I did a quick scan through polish sentences and found some unwanted sources from opensubtitles:

“source”: “Open Subtitles: https://www.opensubtitles.org/pl/subtitles/7665545/z-nation-at-all-cost-pl”,
“source”: “https://www.opensubtitles.org/pl/subtitles/7716578/the-100-sanctum-pl”,
“source”: “https://www.opensubtitles.org/pl/subtitles/7719533/guava-island-pl”,
“source”: “https://www.opensubtitles.org/pl/subtitles/7723395/the-orville-sanctuary-pl”,
“source”: “https://www.opensubtitles.org/pl/subtitles/7724670/brooklyn-nine-nine-he-said-she-said-pl”,
“source”: “open subtitles”,
“source”: “opensubtitles and project gutenberg”,
“source”: “opensubtitles.org”,

Thanks. I’ve taken care of this.

In Toki Pona (tok), there are some sentences credited to http://tokisoweli.blogspot.com/, which doesn’t mention any specific rights other than “mi pana e sitelen ali mi tawa jan ale.” (“I give all my writings to everyone.”).

Thanks for reporting.

@heyhillary is this enough for us or should I remove those sentences?

Based on the CC0 waiver process, this wouldn’t be enough.

By any chance @Sobsz are you in contact with the author ? So they could formally dedicate their works under cc0 ?

The author hasn’t posted publicly on the internet since 2019, so contact is unlikely. We’re doing well in terms of sentence count, though, so it’s not a big loss.

This now has been taken care of by deleting these sentences.

Please consider removing with other sentences by searching root path “https://www.studylight.org/bible/kor”, since I can see many more.
Thank you.

Thanks. I’m sceptical whether those really are copyrighted. Before I delete those, I would like to know more. @heyhillary can you have a look at this please? Thanks!

Oh sorry, I checked it again and It looks like fine, these look like copyright-expired version of translation.

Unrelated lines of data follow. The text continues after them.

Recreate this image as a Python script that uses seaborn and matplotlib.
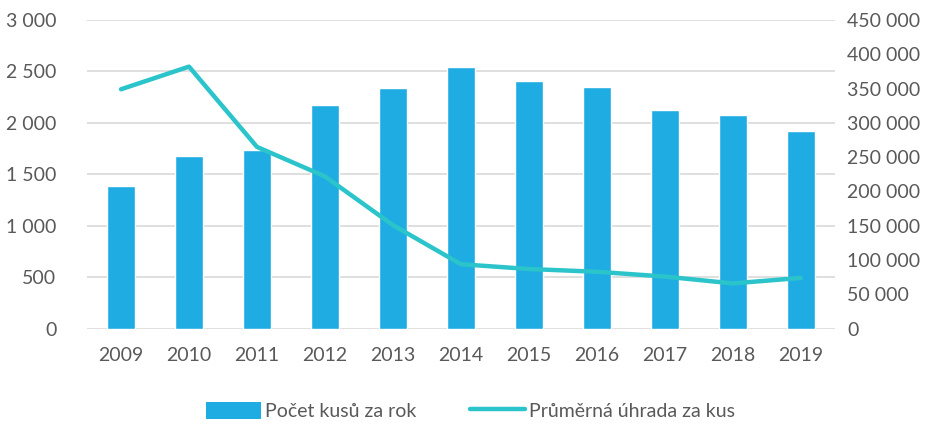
import numpy as np
import pandas as pd
import seaborn as sns
from matplotlib import pyplot as plt
from matplotlib.ticker import FuncFormatter
from matplotlib.patches import Patch
from matplotlib.lines import Line2D

# data
years = ["2009", "2010", "2011", "2012", "2013", "2014", "2015", "2016", "2017", "2018", "2019"]
pocet_kusu = [1385, 1675, 1740, 2170, 2335, 2545, 2405, 2345, 2125, 2080, 1920]
prumerna_uhrada = [349000, 382000, 265000, 222000, 151000, 94000, 87000, 83000, 76000, 66000, 74000]

bar_color = "#1EACE2"
line_color = "#2BC4CB"
text_color = "#595959"

sns.set_theme(style="white")
plt.rcParams['font.family'] = ['Lato', 'DejaVu Sans']

df = pd.DataFrame({"rok": years, "kusy": pocet_kusu, "uhrada": prumerna_uhrada})

fig = plt.figure(figsize=(9.41, 4.25), dpi=100)
ax = fig.add_axes([0.0925, 0.2266, 0.7945, 0.7264])

sns.barplot(data=df, x="rok", y="kusy", color=bar_color, width=0.41,
            saturation=1, ax=ax, zorder=2)
ax.set_ylim(0, 3000)
ax.set_yticks(np.arange(0, 3001, 500))
ax.yaxis.grid(True, color="#D9D9D9", linewidth=1.2, zorder=0)
ax.set_axisbelow(True)

ax2 = ax.twinx()
sns.lineplot(x=np.arange(len(years)), y=df["uhrada"], color=line_color,
             linewidth=3.2, ax=ax2, solid_capstyle="round", solid_joinstyle="round")
ax2.set_ylim(0, 450000)
ax2.set_yticks(np.arange(0, 450001, 50000))

fmt = FuncFormatter(lambda v, p: f"{int(v):,}".replace(",", " "))
for a in (ax, ax2):
    a.yaxis.set_major_formatter(fmt)
    a.set_xlabel("")
    a.set_ylabel("")
    for s in a.spines.values():
        s.set_visible(False)
    a.tick_params(axis="both", length=0, labelsize=14, labelcolor=text_color)
ax.tick_params(axis="y", pad=22)
ax.tick_params(axis="x", pad=13)
ax2.tick_params(axis="y", pad=9)
ax.set_xlim(-0.5, len(years) - 0.5)

handles = [Patch(facecolor=bar_color, edgecolor="none"),
           Line2D([0], [0], color=line_color, linewidth=3.2, solid_capstyle="round")]
fig.legend(handles, ["Počet kusů za rok", "Průměrná úhrada za kus"],
           loc="center", bbox_to_anchor=(0.5, 0.033), ncol=2, frameon=False,
           fontsize=14, labelcolor=text_color, handlelength=2.8, handleheight=1.0,
           columnspacing=2.8, handletextpad=0.2)

fig.savefig("out.png", dpi=100)
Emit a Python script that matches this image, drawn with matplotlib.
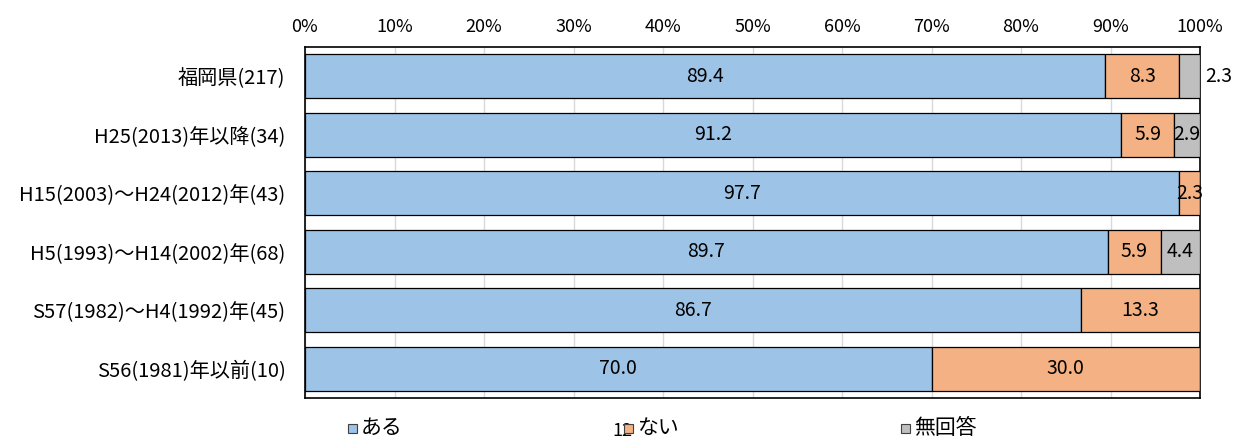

I misunderstood because these sentence look like most recent version of bible translation (which is still covered by copyright), since these sentences are weird like it. These translations are not expressed in every-day expressions, which makes very difficult to read and understand it.

  • korean bible society - copyright notice (korean) - this translation, “성경전서 개역한글판” is listed as expired at 2011-12-31.
  • Most used edition by Presbyterianism in S. Korea is revised translation of it, “성경전서 개역개정판”, 4th edition, which is still covered by copyright (1st edition: 1998-08-31~, 70 years from it).

This translation is almost same, at least to me (side-by-side view - press “읽기”), since these share same property - nonnatural and old expressions. Sentences like these are never used in everyday speaking and writing, even in books.